Самайн развернул над озёрами и лесами свои крылья.
Время боли, время холода, время тайны.
Ресницы Бригитты дрожат, иней осыпается с них. Девочка медленно, слишком медленно выбирается из тенет чародейского сна. Ледяная дева за её спиной всё ещё улыбается безмятежно, вот только ясные глаза устремлены на Бадб, и плещется в них ярость метели.
– Отдай мою дочь! – кричит Бадб, и карканье бесчисленных воронов вторит хриплому, отчаянному голосу женщины. – Отдай мою дочь!
– Мама?
Голос Бригитты только угадывается, слишком тих он, слишком крепко сшиты её губы холодом. Сердце Марии болезненно сжимается – даже в этом тихом шепотке столько тепла, столько любви, сколько ни разу она, Мария, не слышала от Бригитты. Зависть и горечь покусывают пятки, но отступают, раздавленные смирением: она всего лишь жена её отца и никогда не заменит мать, как бы того ни хотела.
Но разве из-за этого будет она любить девочку меньше? Разве из-за этого меньше тепла отдаст ей?
– Спи, моё дитя, – нежно поёт белая дева, гладит тонкими полупрозрачными ладонями волосы Бригитты, и они белеют под её прикосновениями, – сладок твой сон, и я буду его хранить.
– Бригитта! Бригитта! – надрывается Бадб, налетевший ветер взъерошивает перья, и рядом со сладкоголосой ледяной девой она – безобразный монстр, не женщина и не птица.
Бригитта моргает сонно, хмурится, всё сильнее и сильнее прижимая ладони с драгоценной искрой тепла к груди. Что она видит? Бескрайние белые поля, ледяные дворцы, стеклянные башни затонувшего города?
Игра закончилась. Но теперь очередь Марии вести.

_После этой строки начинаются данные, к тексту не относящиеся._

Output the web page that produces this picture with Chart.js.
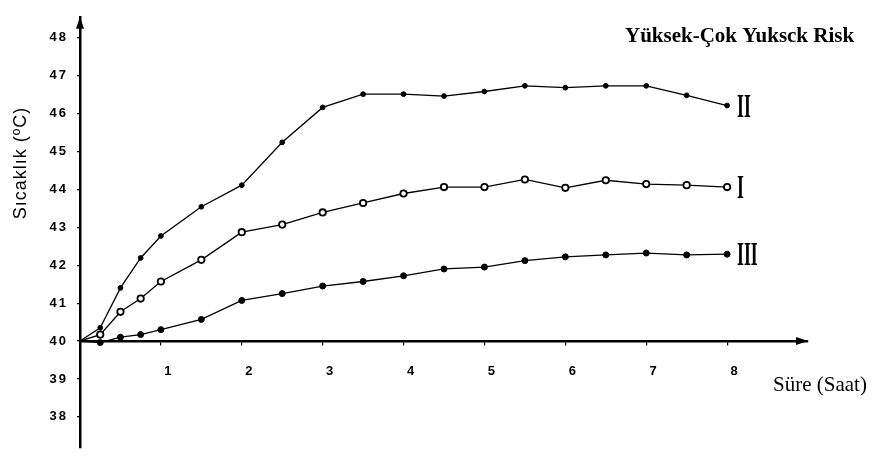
<!DOCTYPE html>
<html><head><meta charset="utf-8">
<script src="https://cdn.jsdelivr.net/npm/chart.js@4.4.0/dist/chart.umd.min.js"></script>
<style>html,body{margin:0;padding:0;background:#fff;}#wrap{width:875px;height:464px;}</style>
</head><body><div id="wrap"><canvas id="c" width="875" height="464"></canvas></div>
<script>
// ---- data ----
const times = [0, 0.25, 0.5, 0.75, 1, 1.5, 2, 2.5, 3, 3.5, 4, 4.5, 5, 5.5, 6, 6.5, 7, 7.5, 8];
const seriesI   = [40, 40.17, 40.77, 41.12, 41.57, 42.14, 42.87, 43.07, 43.39, 43.64, 43.89, 44.06, 44.06, 44.26, 44.04, 44.24, 44.14, 44.11, 44.06];
const seriesII  = [40, 40.35, 41.40, 42.19, 42.77, 43.54, 44.11, 45.24, 46.16, 46.51, 46.51, 46.46, 46.58, 46.73, 46.68, 46.73, 46.73, 46.48, 46.21];
const seriesIII = [40, 39.96, 40.10, 40.17, 40.30, 40.57, 41.07, 41.25, 41.45, 41.57, 41.72, 41.90, 41.95, 42.12, 42.22, 42.27, 42.32, 42.27, 42.29];
const seriesNames = ['I', 'II', 'III'];
const yTickValues = [38, 39, 40, 41, 42, 43, 44, 45, 46, 47, 48];
const xTickValues = [1, 2, 3, 4, 5, 6, 7, 8];
const titleText = 'Yüksek-Çok Yuksck Risk';
const xTitleText = 'Süre (Saat)';
const yTitleText = 'Sıcaklık (ºC)';

const toPts = arr => times.map((t, i) => ({x: t, y: arr[i]}));
const hideFirst = r => (ctx => ctx.dataIndex === 0 ? 0 : r);

const decor = {
  id: 'decor',
  beforeDraw(chart) { chart.ctx.letterSpacing = '2px'; },
  afterDraw(chart) {
    const ctx = chart.ctx, ca = chart.chartArea;
    const ys = chart.scales.y;
    ctx.save();
    ctx.letterSpacing = '0px';
    ctx.fillStyle = '#000';
    // arrow heads
    const y40 = ys.getPixelForValue(40);
    ctx.beginPath();
    ctx.moveTo(ca.left, ca.top); ctx.lineTo(ca.left - 4, ca.top + 12); ctx.lineTo(ca.left + 4, ca.top + 12); ctx.closePath(); ctx.fill();
    ctx.beginPath();
    ctx.moveTo(ca.right, y40); ctx.lineTo(ca.right - 12, y40 - 4); ctx.lineTo(ca.right - 12, y40 + 4); ctx.closePath(); ctx.fill();
    // title
    ctx.font = 'bold 21px "Liberation Serif"';
    ctx.textAlign = 'left'; ctx.textBaseline = 'alphabetic';
    ctx.fillText(titleText, 625, 42);
    // x title
    ctx.font = '21px "Liberation Serif"';
    ctx.fillText(xTitleText, 773, 391);
    // y title
    ctx.save();
    ctx.translate(21, 163);
    ctx.rotate(-Math.PI / 2);
    ctx.font = '18px "Liberation Sans"';
    ctx.letterSpacing = '1px';
    ctx.textAlign = 'center'; ctx.textBaseline = 'middle';
    ctx.fillText(yTitleText, 0, 0);
    ctx.restore();
    // roman numeral series labels
    chart.data.datasets.forEach((ds, i) => {
      const meta = chart.getDatasetMeta(i);
      const p = meta.data[meta.data.length - 1];
      ctx.save();
      ctx.translate(p.x + 10, p.y + 11);
      ctx.scale(0.52, 1);
      ctx.font = 'bold 34px "Liberation Serif"';
      ctx.textAlign = 'left'; ctx.textBaseline = 'alphabetic';
      ctx.fillText(ds.label, 0, 0);
      ctx.restore();
    });
    ctx.restore();
  }
};

new Chart(document.getElementById('c'), {
  type: 'line',
  data: {
    datasets: [
      {label: seriesNames[0], data: toPts(seriesI), borderColor: '#000', borderWidth: 1.3,
       pointRadius: hideFirst(3.2), pointBackgroundColor: '#fff', pointBorderColor: '#000', pointBorderWidth: 1.8, tension: 0},
      {label: seriesNames[1], data: toPts(seriesII), borderColor: '#000', borderWidth: 1.3,
       pointRadius: hideFirst(2.4), pointBackgroundColor: '#000', pointBorderColor: '#000', pointBorderWidth: 1, tension: 0},
      {label: seriesNames[2], data: toPts(seriesIII), borderColor: '#000', borderWidth: 1.3,
       pointRadius: hideFirst(3.0), pointBackgroundColor: '#000', pointBorderColor: '#000', pointBorderWidth: 1, tension: 0}
    ]
  },
  options: {
    responsive: false,
    animation: false,
    devicePixelRatio: 1,
    layout: {padding: {left: 0, top: 5, right: 67, bottom: 4}},
    plugins: {legend: {display: false}, tooltip: {enabled: false}},
    scales: {
      x: {
        type: 'linear', min: 0, max: 9, position: {y: 40},
        afterBuildTicks: s => { s.ticks = xTickValues.map(v => ({value: v})); },
        afterFit: s => { s.height = 0; },
        ticks: {color: '#000', font: {family: 'Liberation Sans', weight: 'bold', size: 13}, padding: 20, labelOffset: 8, maxRotation: 0, autoSkip: false},
        grid: {display: true, drawOnChartArea: false, drawTicks: true, tickLength: 3, color: '#000', lineWidth: 1.2},
        border: {display: true, color: '#000', width: 2.5}
      },
      y: {
        type: 'linear', min: 37.2, max: 48.55,
        afterBuildTicks: s => { s.ticks = yTickValues.map(v => ({value: v})); },
        afterFit: s => { s.width = 80; },
        ticks: {color: '#000', font: {family: 'Liberation Sans', weight: 'bold', size: 13}, padding: 9},
        grid: {display: true, drawOnChartArea: false, drawTicks: true, tickLength: 3, color: '#000', lineWidth: 1.2},
        border: {display: true, color: '#000', width: 2.5}
      }
    }
  },
  plugins: [decor]
});
</script>
</body></html>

Каждый шаг даётся через силу, каждый шаг – по незримому мосту над бездной. Иней хрустит под ногами. Бадб, словно враз ослепшая, плывёт следом. «Бригитта», – шепчет Мария, и имя падчерицы заменяет ей имя Господа, «Бригитта», – повторяет Мария, в страхе черпая силы, «Бригитта», – зовет Мария, и в светлых глазах девочки мелькает привычное, обыденное раздражение.
Шаг за шагом, слог за слогом приближается к ней Мария, холод кусает её щёки, дерёт её руки, но за спиной шелестит перьями Бадб, и от мёртвой ведьмы холод отступает. Сень чёрных крыльев плещется вокруг Марии («Что скажет пастор? Какую епитимью наложит?»), и под их защитой последние шаги даются легче. Иней на камнях расходится спиралями, иголочки лежат одна к другой, сверкают остро и ясно, но Мария бестрепетно опускается на колени перед Бригиттой, ломая рисунок.
Как же бела бедная девочка! Как же она заледенела – как сердце её, после гибели матери! Где бы сил найти, обнять её, отогреть, утешить? К какому святому воззвать, кого о помощи молить?